### Supplied entries

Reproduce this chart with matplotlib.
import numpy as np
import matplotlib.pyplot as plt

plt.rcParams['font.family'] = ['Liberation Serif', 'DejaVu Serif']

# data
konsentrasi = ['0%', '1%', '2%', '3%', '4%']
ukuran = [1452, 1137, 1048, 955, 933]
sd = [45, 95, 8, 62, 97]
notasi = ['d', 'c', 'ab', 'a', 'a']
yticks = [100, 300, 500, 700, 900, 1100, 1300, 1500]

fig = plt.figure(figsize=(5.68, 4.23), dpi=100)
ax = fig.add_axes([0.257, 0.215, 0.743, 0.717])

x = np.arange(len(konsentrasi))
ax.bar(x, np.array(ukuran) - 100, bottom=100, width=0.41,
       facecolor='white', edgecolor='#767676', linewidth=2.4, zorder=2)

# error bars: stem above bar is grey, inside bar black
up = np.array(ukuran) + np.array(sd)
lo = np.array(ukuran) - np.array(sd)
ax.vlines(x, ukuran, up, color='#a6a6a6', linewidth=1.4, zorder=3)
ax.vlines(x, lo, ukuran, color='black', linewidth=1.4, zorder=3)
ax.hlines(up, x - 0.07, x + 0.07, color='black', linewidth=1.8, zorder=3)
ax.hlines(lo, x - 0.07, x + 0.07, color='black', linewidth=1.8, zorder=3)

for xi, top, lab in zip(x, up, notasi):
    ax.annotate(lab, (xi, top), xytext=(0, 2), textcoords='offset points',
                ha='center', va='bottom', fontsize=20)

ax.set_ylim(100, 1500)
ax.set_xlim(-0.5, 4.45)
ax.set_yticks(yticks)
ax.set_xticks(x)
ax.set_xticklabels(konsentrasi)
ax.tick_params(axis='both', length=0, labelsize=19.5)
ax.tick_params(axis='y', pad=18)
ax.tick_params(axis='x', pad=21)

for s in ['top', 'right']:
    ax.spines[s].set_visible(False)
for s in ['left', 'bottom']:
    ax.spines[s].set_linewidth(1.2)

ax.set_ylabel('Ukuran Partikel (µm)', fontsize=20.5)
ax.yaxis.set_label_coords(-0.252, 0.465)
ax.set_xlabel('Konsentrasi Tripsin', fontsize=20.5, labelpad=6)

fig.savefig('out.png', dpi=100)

--

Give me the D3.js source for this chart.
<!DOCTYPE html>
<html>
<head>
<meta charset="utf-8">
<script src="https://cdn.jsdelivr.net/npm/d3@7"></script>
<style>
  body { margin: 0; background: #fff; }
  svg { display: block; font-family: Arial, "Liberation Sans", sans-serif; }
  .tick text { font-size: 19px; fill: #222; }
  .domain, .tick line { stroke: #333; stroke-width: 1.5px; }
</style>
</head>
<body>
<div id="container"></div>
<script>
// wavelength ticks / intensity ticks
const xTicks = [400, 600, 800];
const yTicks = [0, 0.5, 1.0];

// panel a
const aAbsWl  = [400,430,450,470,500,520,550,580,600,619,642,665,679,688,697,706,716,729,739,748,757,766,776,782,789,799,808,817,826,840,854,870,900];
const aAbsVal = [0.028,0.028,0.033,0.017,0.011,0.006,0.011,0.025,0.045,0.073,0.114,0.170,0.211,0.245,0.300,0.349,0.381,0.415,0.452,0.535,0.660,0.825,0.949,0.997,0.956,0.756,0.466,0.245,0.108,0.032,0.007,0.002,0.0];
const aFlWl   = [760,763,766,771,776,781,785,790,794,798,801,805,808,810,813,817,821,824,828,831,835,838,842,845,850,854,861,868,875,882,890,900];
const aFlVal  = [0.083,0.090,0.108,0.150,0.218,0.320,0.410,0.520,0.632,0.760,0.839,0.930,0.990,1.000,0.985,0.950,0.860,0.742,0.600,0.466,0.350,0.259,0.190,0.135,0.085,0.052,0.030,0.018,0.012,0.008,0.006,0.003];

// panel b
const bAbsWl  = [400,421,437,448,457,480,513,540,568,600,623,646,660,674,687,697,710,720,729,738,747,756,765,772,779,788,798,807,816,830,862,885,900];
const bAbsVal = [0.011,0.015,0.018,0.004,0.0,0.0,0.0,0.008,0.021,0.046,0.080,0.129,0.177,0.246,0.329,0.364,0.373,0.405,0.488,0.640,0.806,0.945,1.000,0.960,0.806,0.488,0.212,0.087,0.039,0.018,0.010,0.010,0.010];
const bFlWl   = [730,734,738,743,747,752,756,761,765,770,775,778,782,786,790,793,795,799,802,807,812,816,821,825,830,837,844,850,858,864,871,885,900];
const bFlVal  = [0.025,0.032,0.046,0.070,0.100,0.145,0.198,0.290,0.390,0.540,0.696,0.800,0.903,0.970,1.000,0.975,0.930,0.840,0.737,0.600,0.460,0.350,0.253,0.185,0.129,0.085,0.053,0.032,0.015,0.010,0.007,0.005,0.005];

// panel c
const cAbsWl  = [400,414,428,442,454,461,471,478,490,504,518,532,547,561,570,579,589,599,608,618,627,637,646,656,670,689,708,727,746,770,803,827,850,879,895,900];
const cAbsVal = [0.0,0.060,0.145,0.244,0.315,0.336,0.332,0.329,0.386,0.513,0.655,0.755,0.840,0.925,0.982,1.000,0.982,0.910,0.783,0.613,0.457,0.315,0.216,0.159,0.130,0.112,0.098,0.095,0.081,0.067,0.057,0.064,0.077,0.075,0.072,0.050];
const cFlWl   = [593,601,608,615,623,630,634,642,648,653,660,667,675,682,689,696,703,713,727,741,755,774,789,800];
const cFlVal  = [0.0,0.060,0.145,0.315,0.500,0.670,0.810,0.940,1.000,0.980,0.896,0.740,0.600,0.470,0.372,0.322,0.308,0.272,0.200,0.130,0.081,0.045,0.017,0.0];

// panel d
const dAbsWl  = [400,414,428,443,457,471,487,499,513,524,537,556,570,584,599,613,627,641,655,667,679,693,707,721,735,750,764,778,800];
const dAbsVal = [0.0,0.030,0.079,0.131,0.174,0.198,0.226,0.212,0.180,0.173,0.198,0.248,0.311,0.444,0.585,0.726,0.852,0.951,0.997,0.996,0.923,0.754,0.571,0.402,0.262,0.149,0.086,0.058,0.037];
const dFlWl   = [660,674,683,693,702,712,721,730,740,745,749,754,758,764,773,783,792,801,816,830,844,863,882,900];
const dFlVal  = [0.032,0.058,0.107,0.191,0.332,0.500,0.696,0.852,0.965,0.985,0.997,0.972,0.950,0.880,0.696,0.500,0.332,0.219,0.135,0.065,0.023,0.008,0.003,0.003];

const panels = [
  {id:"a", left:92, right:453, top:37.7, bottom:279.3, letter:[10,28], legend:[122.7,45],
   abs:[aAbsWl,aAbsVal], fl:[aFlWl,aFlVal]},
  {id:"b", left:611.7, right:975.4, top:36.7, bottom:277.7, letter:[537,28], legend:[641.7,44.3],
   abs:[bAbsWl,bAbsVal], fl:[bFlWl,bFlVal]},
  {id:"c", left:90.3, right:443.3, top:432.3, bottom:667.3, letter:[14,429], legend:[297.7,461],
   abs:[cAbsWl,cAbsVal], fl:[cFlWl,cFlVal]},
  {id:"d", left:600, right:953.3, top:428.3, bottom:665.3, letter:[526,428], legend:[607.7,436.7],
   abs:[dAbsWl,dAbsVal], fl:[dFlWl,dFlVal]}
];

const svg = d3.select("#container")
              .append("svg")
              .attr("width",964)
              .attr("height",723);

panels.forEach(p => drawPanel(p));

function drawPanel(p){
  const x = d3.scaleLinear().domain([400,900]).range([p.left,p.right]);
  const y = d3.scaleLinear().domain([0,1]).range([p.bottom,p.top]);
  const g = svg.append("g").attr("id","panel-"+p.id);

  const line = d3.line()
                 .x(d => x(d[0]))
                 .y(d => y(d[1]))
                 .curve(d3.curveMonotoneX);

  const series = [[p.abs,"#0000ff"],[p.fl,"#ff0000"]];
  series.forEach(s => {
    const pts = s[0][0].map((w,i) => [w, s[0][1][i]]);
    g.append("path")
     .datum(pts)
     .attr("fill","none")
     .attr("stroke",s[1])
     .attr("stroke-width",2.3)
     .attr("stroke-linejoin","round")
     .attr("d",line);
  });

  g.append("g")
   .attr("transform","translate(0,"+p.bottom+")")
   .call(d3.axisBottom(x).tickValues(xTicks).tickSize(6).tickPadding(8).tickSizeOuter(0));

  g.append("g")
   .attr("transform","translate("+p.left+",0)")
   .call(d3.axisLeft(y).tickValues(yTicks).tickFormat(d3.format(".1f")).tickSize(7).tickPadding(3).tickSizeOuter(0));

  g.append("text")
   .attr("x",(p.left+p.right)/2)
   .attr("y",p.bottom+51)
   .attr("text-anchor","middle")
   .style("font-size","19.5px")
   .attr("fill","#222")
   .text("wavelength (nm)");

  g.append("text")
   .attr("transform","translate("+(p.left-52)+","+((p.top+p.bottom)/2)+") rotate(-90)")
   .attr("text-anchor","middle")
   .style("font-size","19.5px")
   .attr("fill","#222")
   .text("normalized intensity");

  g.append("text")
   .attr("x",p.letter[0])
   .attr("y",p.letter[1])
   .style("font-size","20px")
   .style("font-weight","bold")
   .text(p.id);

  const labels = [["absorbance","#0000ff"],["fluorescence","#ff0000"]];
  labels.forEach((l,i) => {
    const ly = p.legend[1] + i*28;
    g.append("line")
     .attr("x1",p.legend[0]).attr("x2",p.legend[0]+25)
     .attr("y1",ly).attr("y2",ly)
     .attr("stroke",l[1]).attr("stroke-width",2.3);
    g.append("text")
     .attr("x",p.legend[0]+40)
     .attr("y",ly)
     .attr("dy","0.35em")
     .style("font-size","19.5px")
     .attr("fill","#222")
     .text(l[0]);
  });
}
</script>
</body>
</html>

### What this task involves
Filter the entries down to the lines with the word "matplotlib" in them.

### Result below
Reproduce this chart with matplotlib.
import matplotlib.pyplot as plt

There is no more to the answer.